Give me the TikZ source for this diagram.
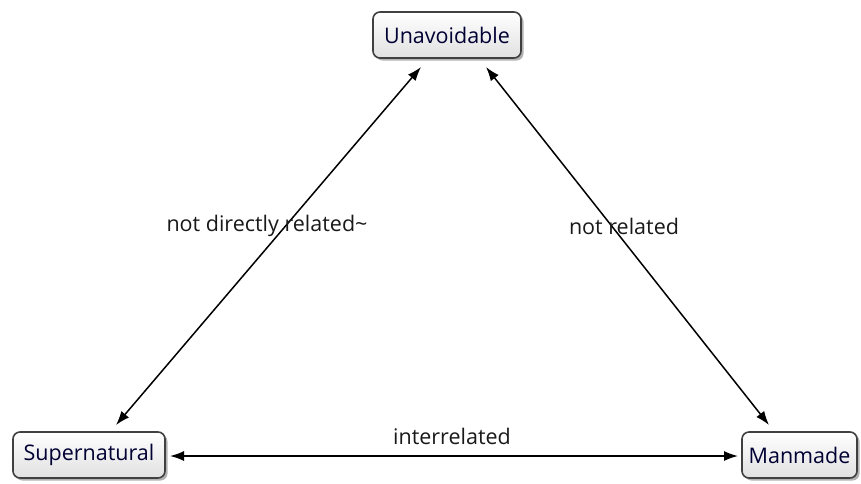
\documentclass[tikz,border=0pt]{standalone}
\usepackage{fontspec}
\setmainfont{Open Sans}
\usetikzlibrary{shadows,arrows.meta}
\begin{document}
\begin{tikzpicture}[x=1pt,y=-1pt,
  concept/.style={draw=black!75, line width=1.6pt, rounded corners=7pt,
    top color=white, bottom color=black!12,
    drop shadow={shadow xshift=2.5pt, shadow yshift=-2.5pt, opacity=0.5, fill=black!60},
    inner sep=0pt, font=\fontsize{21.5}{24}\selectfont, text=black!80!blue},
  link/.style={line width=1.5pt, {Latex[length=14pt,width=10pt]}-{Latex[length=14pt,width=10pt]}},
  linklabel/.style={fill=none, font=\fontsize{21.5}{24}\selectfont, text=black!90}]
\useasboundingbox (0,0) rectangle (861,483);
\node[concept, minimum width=148pt, minimum height=46pt] (u) at (447,35) {Unavoidable};
\node[concept, minimum width=152pt, minimum height=46pt] (s) at (89,455) {Supernatural};
\node[concept, minimum width=115pt, minimum height=46pt] (m) at (799.5,455) {Manmade};
\coordinate (ua) at (421,67);
\coordinate (ub) at (486,67);
\coordinate (sa) at (116,425);
\coordinate (ma) at (769,425);
\coordinate (sb) at (170,456);
\coordinate (mb) at (738,456);
\draw[link] (ua) -- (sa);
\draw[link] (ub) -- (ma);
\draw[link] (sb) -- (mb);
\node[linklabel] (l1) at (267,226) {not directly related\textasciitilde};
\node[linklabel] (l2) at (624,226) {not related};
\node[linklabel] (l3) at (452,436) {interrelated};
\end{tikzpicture}
\end{document}
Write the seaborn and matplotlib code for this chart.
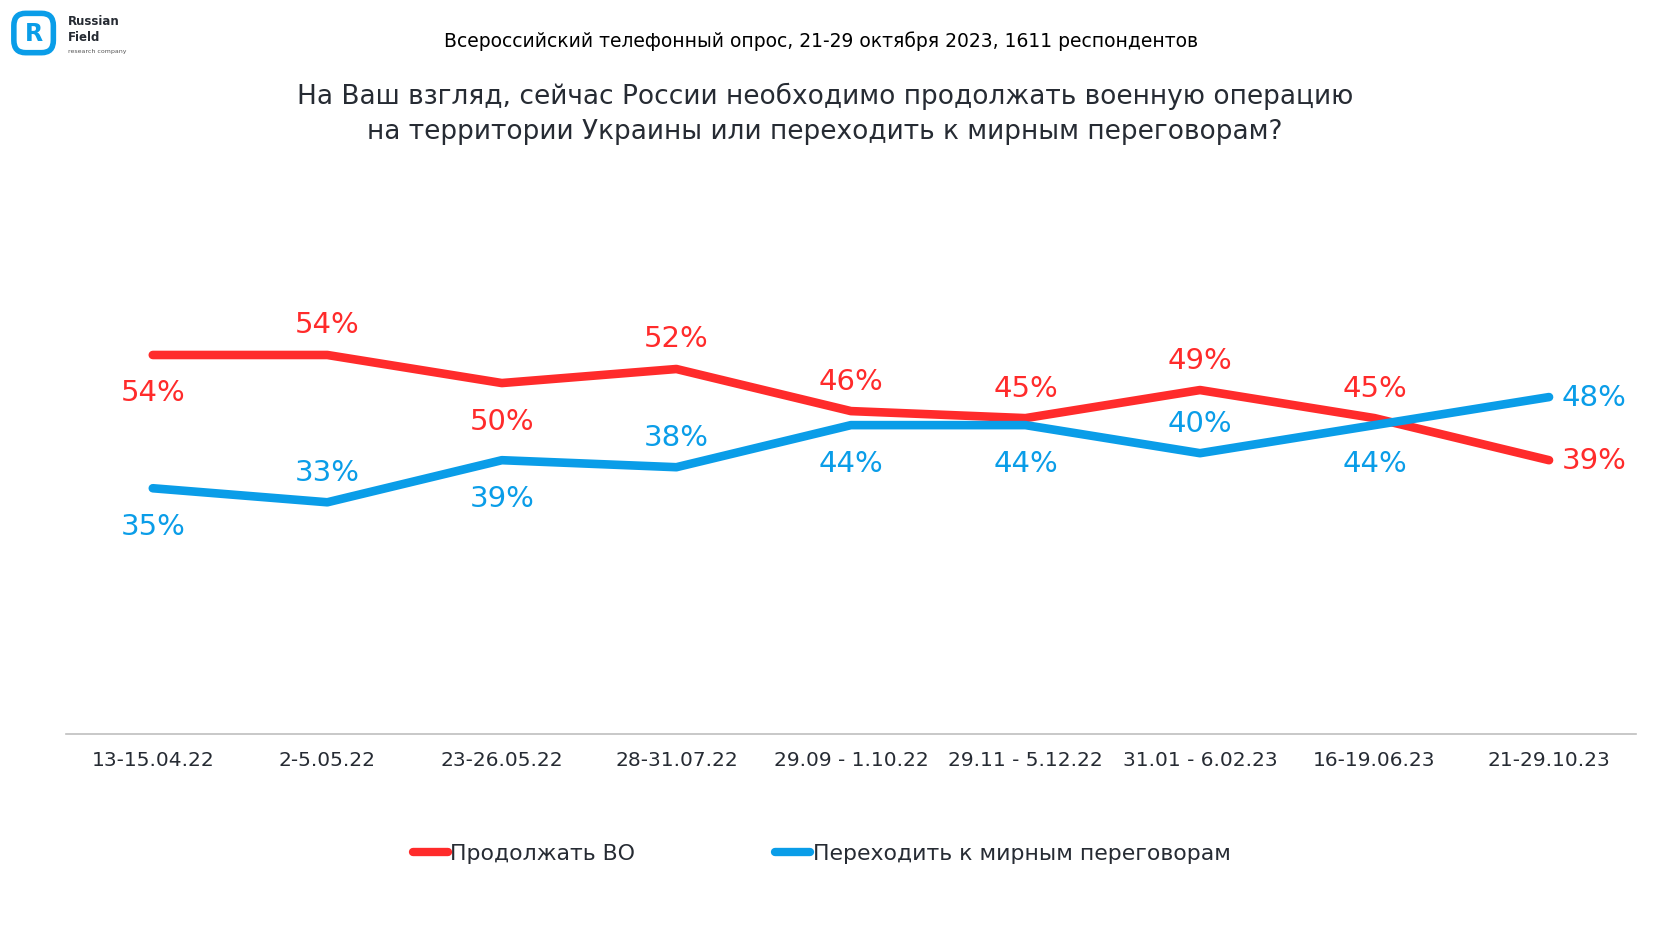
= = =
> _Problem to work on_
Check each line of the entries above for the word "this". List the ones that have it.

> _Written reply_
Give me the TikZ source for this diagram.
Write the seaborn and matplotlib code for this chart.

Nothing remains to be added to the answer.